SET PROBLEM
Copy out the data below as written; omit any images.

DATA PROVIDED
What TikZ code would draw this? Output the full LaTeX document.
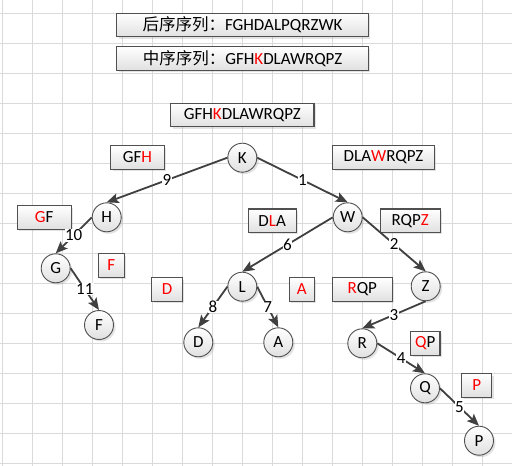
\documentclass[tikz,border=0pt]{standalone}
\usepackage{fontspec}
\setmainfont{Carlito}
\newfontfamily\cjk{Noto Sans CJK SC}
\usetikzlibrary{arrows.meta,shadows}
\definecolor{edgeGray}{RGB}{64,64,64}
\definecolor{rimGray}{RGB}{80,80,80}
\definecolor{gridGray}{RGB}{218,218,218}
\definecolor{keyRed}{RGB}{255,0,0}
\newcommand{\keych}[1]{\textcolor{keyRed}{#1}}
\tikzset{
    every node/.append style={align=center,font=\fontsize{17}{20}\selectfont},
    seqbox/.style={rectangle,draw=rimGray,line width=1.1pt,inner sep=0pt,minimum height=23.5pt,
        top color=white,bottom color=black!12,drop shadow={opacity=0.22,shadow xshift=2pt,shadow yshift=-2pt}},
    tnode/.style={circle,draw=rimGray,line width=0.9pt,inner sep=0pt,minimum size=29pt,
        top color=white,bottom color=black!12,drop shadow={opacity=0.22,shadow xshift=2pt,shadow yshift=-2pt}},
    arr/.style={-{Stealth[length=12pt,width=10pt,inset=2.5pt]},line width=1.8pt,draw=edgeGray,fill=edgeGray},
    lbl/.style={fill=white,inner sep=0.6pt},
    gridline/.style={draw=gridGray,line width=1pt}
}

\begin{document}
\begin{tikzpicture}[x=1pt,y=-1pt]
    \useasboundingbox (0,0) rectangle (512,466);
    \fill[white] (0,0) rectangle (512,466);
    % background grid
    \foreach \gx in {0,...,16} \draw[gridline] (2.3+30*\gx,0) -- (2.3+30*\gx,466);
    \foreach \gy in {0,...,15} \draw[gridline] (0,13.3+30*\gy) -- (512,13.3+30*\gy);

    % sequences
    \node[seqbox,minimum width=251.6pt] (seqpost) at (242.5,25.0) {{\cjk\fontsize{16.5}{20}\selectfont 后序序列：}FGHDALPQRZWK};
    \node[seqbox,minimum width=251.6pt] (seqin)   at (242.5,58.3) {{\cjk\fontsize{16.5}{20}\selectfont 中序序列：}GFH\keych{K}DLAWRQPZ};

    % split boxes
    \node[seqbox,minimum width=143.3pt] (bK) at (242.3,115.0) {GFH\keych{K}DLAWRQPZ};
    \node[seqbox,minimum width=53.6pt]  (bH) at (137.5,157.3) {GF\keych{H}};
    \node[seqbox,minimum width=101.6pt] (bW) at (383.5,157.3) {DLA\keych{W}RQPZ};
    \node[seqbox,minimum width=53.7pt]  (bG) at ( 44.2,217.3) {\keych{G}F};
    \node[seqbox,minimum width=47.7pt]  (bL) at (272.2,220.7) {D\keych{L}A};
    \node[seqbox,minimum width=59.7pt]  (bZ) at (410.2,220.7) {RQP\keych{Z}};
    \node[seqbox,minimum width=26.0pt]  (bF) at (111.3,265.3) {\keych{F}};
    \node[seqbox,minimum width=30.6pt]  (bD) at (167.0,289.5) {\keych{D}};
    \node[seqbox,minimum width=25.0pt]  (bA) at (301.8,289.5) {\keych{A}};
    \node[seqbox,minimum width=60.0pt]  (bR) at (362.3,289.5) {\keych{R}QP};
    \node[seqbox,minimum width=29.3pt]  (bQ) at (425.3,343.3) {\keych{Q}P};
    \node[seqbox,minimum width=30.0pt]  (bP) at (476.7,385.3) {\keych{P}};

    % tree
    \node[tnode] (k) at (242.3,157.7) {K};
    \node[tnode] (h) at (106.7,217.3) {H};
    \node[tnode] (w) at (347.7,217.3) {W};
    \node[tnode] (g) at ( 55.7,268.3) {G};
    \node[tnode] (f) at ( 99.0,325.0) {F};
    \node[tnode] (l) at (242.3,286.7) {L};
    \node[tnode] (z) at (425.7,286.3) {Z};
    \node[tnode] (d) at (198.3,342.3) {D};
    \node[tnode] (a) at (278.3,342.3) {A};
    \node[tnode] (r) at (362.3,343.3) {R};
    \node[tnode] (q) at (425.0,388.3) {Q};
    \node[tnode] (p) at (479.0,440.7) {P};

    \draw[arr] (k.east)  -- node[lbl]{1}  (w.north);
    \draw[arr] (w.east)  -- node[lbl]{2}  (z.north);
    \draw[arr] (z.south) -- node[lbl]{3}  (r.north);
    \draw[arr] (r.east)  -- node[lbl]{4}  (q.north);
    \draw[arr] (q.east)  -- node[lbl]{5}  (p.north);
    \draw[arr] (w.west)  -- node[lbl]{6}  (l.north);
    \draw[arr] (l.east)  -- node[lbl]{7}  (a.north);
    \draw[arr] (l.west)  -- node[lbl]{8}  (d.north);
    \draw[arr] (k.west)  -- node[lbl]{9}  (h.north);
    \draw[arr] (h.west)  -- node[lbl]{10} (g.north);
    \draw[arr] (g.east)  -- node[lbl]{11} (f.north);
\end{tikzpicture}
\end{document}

THE OUTPUT
What TikZ code would draw this? Output the full LaTeX document.
\documentclass[tikz,border=0pt]{standalone}
\usepackage{fontspec}
\setmainfont{Carlito}
\newfontfamily\cjk{Noto Sans CJK SC}
\usetikzlibrary{arrows.meta,shadows}
\definecolor{edgeGray}{RGB}{64,64,64}
\definecolor{rimGray}{RGB}{80,80,80}
\definecolor{gridGray}{RGB}{218,218,218}
\definecolor{keyRed}{RGB}{255,0,0}
\newcommand{\keych}[1]{\textcolor{keyRed}{#1}}
\tikzset{
    every node/.append style={align=center,font=\fontsize{17}{20}\selectfont},
    seqbox/.style={rectangle,draw=rimGray,line width=1.1pt,inner sep=0pt,minimum height=23.5pt,
        top color=white,bottom color=black!12,drop shadow={opacity=0.22,shadow xshift=2pt,shadow yshift=-2pt}},
    tnode/.style={circle,draw=rimGray,line width=0.9pt,inner sep=0pt,minimum size=29pt,
        top color=white,bottom color=black!12,drop shadow={opacity=0.22,shadow xshift=2pt,shadow yshift=-2pt}},
    arr/.style={-{Stealth[length=12pt,width=10pt,inset=2.5pt]},line width=1.8pt,draw=edgeGray,fill=edgeGray},
    lbl/.style={fill=white,inner sep=0.6pt},
    gridline/.style={draw=gridGray,line width=1pt}
}

\begin{document}
\begin{tikzpicture}[x=1pt,y=-1pt]
    \useasboundingbox (0,0) rectangle (512,466);
    \fill[white] (0,0) rectangle (512,466);
    % background grid
    \foreach \gx in {0,...,16} \draw[gridline] (2.3+30*\gx,0) -- (2.3+30*\gx,466);
    \foreach \gy in {0,...,15} \draw[gridline] (0,13.3+30*\gy) -- (512,13.3+30*\gy);

    % sequences
    \node[seqbox,minimum width=251.6pt] (seqpost) at (242.5,25.0) {{\cjk\fontsize{16.5}{20}\selectfont 后序序列：}FGHDALPQRZWK};
    \node[seqbox,minimum width=251.6pt] (seqin)   at (242.5,58.3) {{\cjk\fontsize{16.5}{20}\selectfont 中序序列：}GFH\keych{K}DLAWRQPZ};

    % split boxes
    \node[seqbox,minimum width=143.3pt] (bK) at (242.3,115.0) {GFH\keych{K}DLAWRQPZ};
    \node[seqbox,minimum width=53.6pt]  (bH) at (137.5,157.3) {GF\keych{H}};
    \node[seqbox,minimum width=101.6pt] (bW) at (383.5,157.3) {DLA\keych{W}RQPZ};
    \node[seqbox,minimum width=53.7pt]  (bG) at ( 44.2,217.3) {\keych{G}F};
    \node[seqbox,minimum width=47.7pt]  (bL) at (272.2,220.7) {D\keych{L}A};
    \node[seqbox,minimum width=59.7pt]  (bZ) at (410.2,220.7) {RQP\keych{Z}};
    \node[seqbox,minimum width=26.0pt]  (bF) at (111.3,265.3) {\keych{F}};
    \node[seqbox,minimum width=30.6pt]  (bD) at (167.0,289.5) {\keych{D}};
    \node[seqbox,minimum width=25.0pt]  (bA) at (301.8,289.5) {\keych{A}};
    \node[seqbox,minimum width=60.0pt]  (bR) at (362.3,289.5) {\keych{R}QP};
    \node[seqbox,minimum width=29.3pt]  (bQ) at (425.3,343.3) {\keych{Q}P};
    \node[seqbox,minimum width=30.0pt]  (bP) at (476.7,385.3) {\keych{P}};

    % tree
    \node[tnode] (k) at (242.3,157.7) {K};
    \node[tnode] (h) at (106.7,217.3) {H};
    \node[tnode] (w) at (347.7,217.3) {W};
    \node[tnode] (g) at ( 55.7,268.3) {G};
    \node[tnode] (f) at ( 99.0,325.0) {F};
    \node[tnode] (l) at (242.3,286.7) {L};
    \node[tnode] (z) at (425.7,286.3) {Z};
    \node[tnode] (d) at (198.3,342.3) {D};
    \node[tnode] (a) at (278.3,342.3) {A};
    \node[tnode] (r) at (362.3,343.3) {R};
    \node[tnode] (q) at (425.0,388.3) {Q};
    \node[tnode] (p) at (479.0,440.7) {P};

    \draw[arr] (k.east)  -- node[lbl]{1}  (w.north);
    \draw[arr] (w.east)  -- node[lbl]{2}  (z.north);
    \draw[arr] (z.south) -- node[lbl]{3}  (r.north);
    \draw[arr] (r.east)  -- node[lbl]{4}  (q.north);
    \draw[arr] (q.east)  -- node[lbl]{5}  (p.north);
    \draw[arr] (w.west)  -- node[lbl]{6}  (l.north);
    \draw[arr] (l.east)  -- node[lbl]{7}  (a.north);
    \draw[arr] (l.west)  -- node[lbl]{8}  (d.north);
    \draw[arr] (k.west)  -- node[lbl]{9}  (h.north);
    \draw[arr] (h.west)  -- node[lbl]{10} (g.north);
    \draw[arr] (g.east)  -- node[lbl]{11} (f.north);
\end{tikzpicture}
\end{document}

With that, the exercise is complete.